Kamis, 27 November 2008

Minerals yield signs of early plate tectonics

Minerals preserved within ancient grains of rock, like flies within amber, have provided the earliest hint of plate tectonics on Earth. The minerals suggest that subduction — the process by which one tectonic plate slides beneath another — may have been active more than 4 billion years ago.

The result adds to the growing evidence that Earth was 'modern-looking'— with plate tectonics, mountains, oceans and blue skies — earlier than previously thought.

Little is known about the so-called Hadean or the 'hell-like' period of Earth's history, which spans the time from Earth's formation 4.6 billion years ago until about 3.8 billion years ago. The best geological clues of this era come from hard minerals called zircons, which have survived weathering and can be found within younger rocks.

Mark Harrison of the University of California, Los Angeles, and his colleagues previously found a so-called 'titanium thermometer' that can be used to determine the temperature at which a zircon crystal formed — the higher the temperature, the more titanium the mineral contains. They found that almost all 4-billion-year old zircons formed at about 700 ºC — much lower than the usual temperatures at which these minerals form. That suggested the zircons were saturated in water when they formed. "That was wild," says Harrison, as it indicated that Earth contained water on its surface at a time when it was once thought to be a hellish pit of molten lava.

Cool under pressure

Harrison's team has now taken a closer look1 at some 4.0–4.2 billion-year-old zircons from the Jack Hills of Australia, investigating the tiny inclusions of other minerals trapped inside them. The titanium thermometer results confirmed that these zircons, too, formed at 700 ºC. The researchers surveyed hundreds of zircons, and found that the most common mineral they contained was muscovite. Muscovite contains water, and today forms when two plates slam together and melt shale, such as where the Pacific plate sinks beneath the west coast of North America.
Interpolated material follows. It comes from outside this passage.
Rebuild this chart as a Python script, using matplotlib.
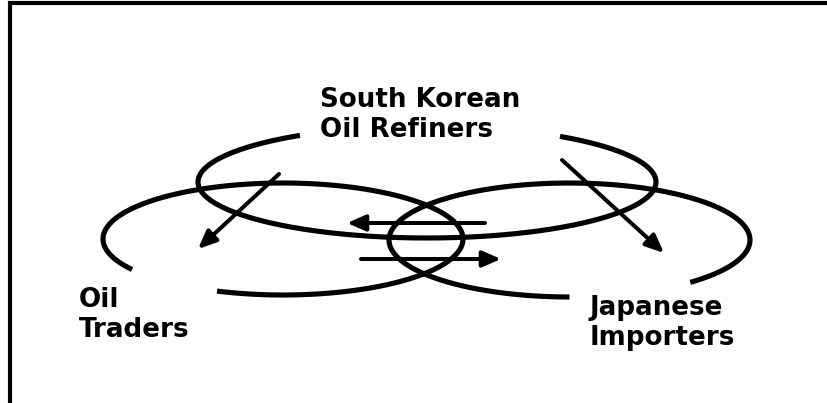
import numpy as np
import matplotlib
matplotlib.use("Agg")
import matplotlib.pyplot as plt
from matplotlib.patches import FancyArrowPatch

# Diagram content (pixel-space coordinates, y downward)
groups = ["South Korean\nOil Refiners", "Oil\nTraders", "Japanese\nImporters"]
label_x = [320, 79, 590]
label_baseline = [107, 307, 315]

# ellipses: centre x, centre y, semi-axis x, semi-axis y, drawn param range (deg)
ell_cx = [427, 283, 569.5]
ell_cy = [182, 239, 240]
ell_a = [229, 180, 180.5]
ell_b = [56, 56, 57]
ell_t_start = [305.5, 147, 90]
ell_t_end = [596.3, 471.5, 408]

# arrows: start (x, y) -> tip (x, y)
arr_x0 = [279, 562, 485, 361]
arr_y0 = [174, 160, 223, 259]
arr_x1 = [198, 664, 347, 501]
arr_y1 = [249, 253, 223, 259]

W, H = 827, 403
fig = plt.figure(figsize=(W / 100, H / 100), dpi=100)
ax = fig.add_axes([0, 0, 1, 1])
ax.set_xlim(0, W)
ax.set_ylim(H, 0)
ax.axis("off")

# frame (left and top edges visible)
ax.plot([10, 10, W + 5], [H + 5, 3, 3], color="black", lw=3.0,
        solid_joinstyle="miter", solid_capstyle="butt")

for cx, cy, a, b, t0, t1 in zip(ell_cx, ell_cy, ell_a, ell_b, ell_t_start, ell_t_end):
    t = np.deg2rad(np.linspace(t0, t1, 400))
    ax.plot(cx + a * np.cos(t), cy + b * np.sin(t), color="black", lw=3.7,
            solid_capstyle="butt")

for x0, y0, x1, y1 in zip(arr_x0, arr_y0, arr_x1, arr_y1):
    ax.add_patch(FancyArrowPatch((x0, y0), (x1, y1),
                                 arrowstyle="-|>,head_length=0.55,head_width=0.24",
                                 mutation_scale=20, lw=2.9, color="black",
                                 shrinkA=0, shrinkB=0))

for lab, x, y in zip(groups, label_x, label_baseline):
    for i, line in enumerate(lab.split("\n")):
        ax.text(x, y + 30 * i, line, fontsize=18.8, fontweight="bold",
                family="DejaVu Sans", ha="left", va="baseline", color="black")

fig.savefig("out.png", dpi=100)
The team next checked the amount of aluminium present in the mineral inclusions — an indicator of the pressure at which the zircons formed. Only six of the mineral inclusions were big enough to analyze; from these, they found that the zircons must have formed at a minimum of 7,000 atmospheres of pressure — equivalent to being some 25 kilometres beneath the surface.

Given what is known about Earth's temperature at that time, it should have been about three times hotter than 700 ºC at that depth — so something must have been cooling the rocks down. "There's only one place on the planet today where you make magma and the heat is three times below average: subduction zones," says Harrison. Rock in subduction zones is cooled by ocean water.

If there was subduction, Harrison says, there may also have been a global system of plate tectonics. And that has implications for what the planet was like at that time. "The simplest view right now is that plate tectonics produces a planet that looks like it does today," he adds.